Global gaming: Sine Mora (Hungary)

With each post in this mini-feature, I highlight a game from a different country around the world. Keep in mind these aren't necessarily the best or most popular games from each nation, but simply a fitting representative.

Sine Mora - Digital Reality, 2012

I've been on a Suda51 kick recently, and I love me some Eastern European game design. Grasshopper Manufacture's most recent collaboration is with Budapest-based studio Digital Reality for the shoot-em-up downloadable title Sine Mora. It may be the best modern shoot-em-up since Treasure's Ikaruga. Like Ikaruga, its twitch-gameplay difficulty harkens back to the genre's arcade roots.
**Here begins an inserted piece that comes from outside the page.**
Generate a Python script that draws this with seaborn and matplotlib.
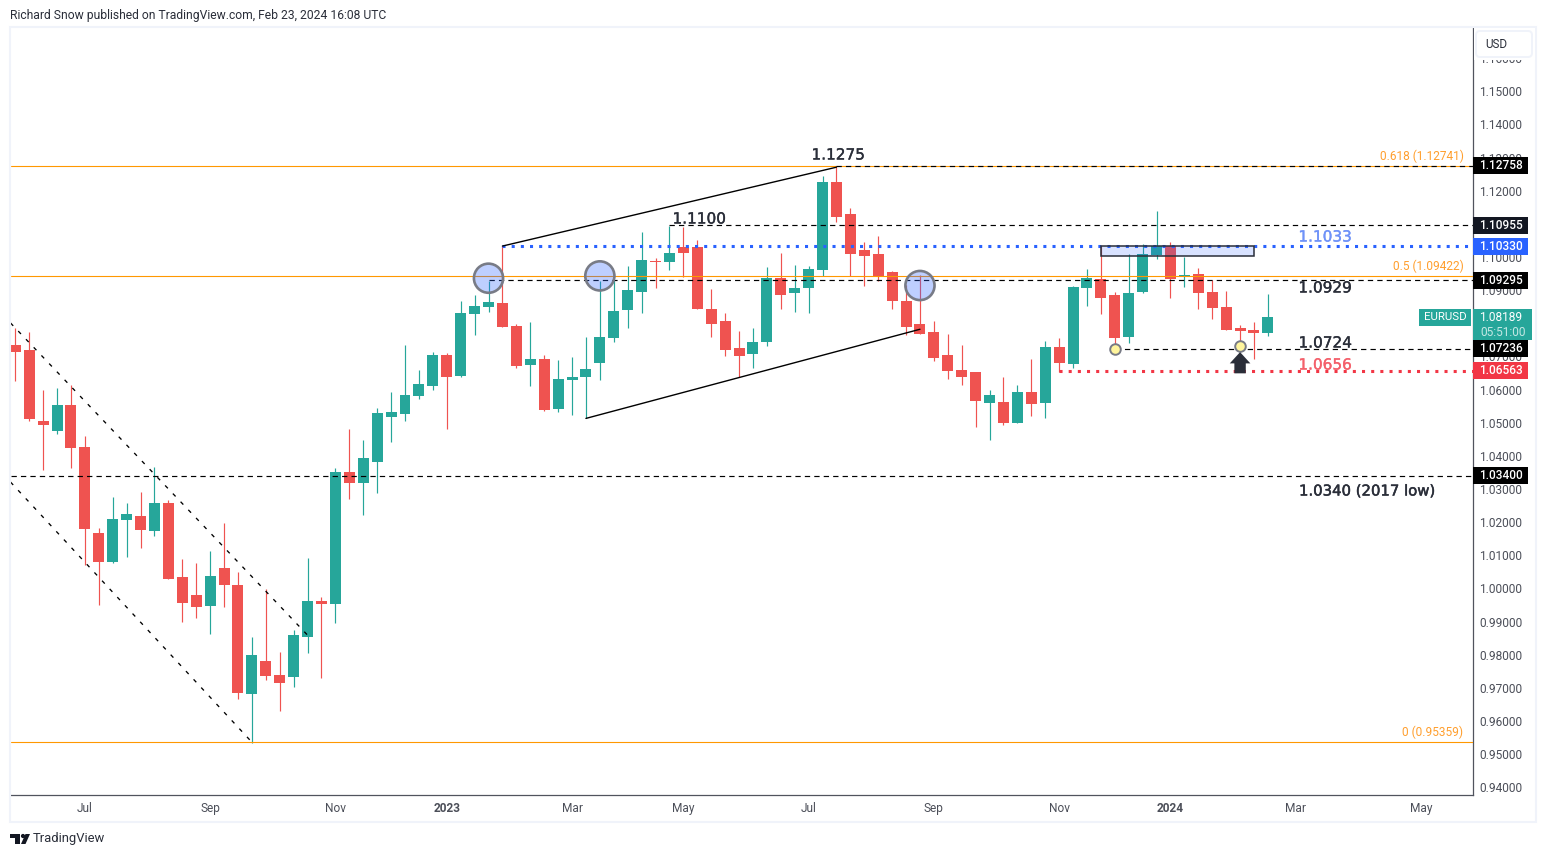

But while most games like this are vertical these days, Sine Mora is a horizontal game based around a time-slowing mechanic which helps the player get through the bullet-hell levels and epic bosses. Grasshopper did the artwork, but Digital Reality did all the actual game design.


And most importantly, while most foreign games in my global gaming series are still in English (for better and for worse), Sine Mora's characters actually speak in Hungarian. I love it. I don't know if it's Grasshopper who made the call to let Digital Reality keep the game in their native tongue, but publisher Microsoft deserves major props for letting it happen. This may be the first time a game has ever been released worldwide in Hungarian, a language spoken by only 15 million people.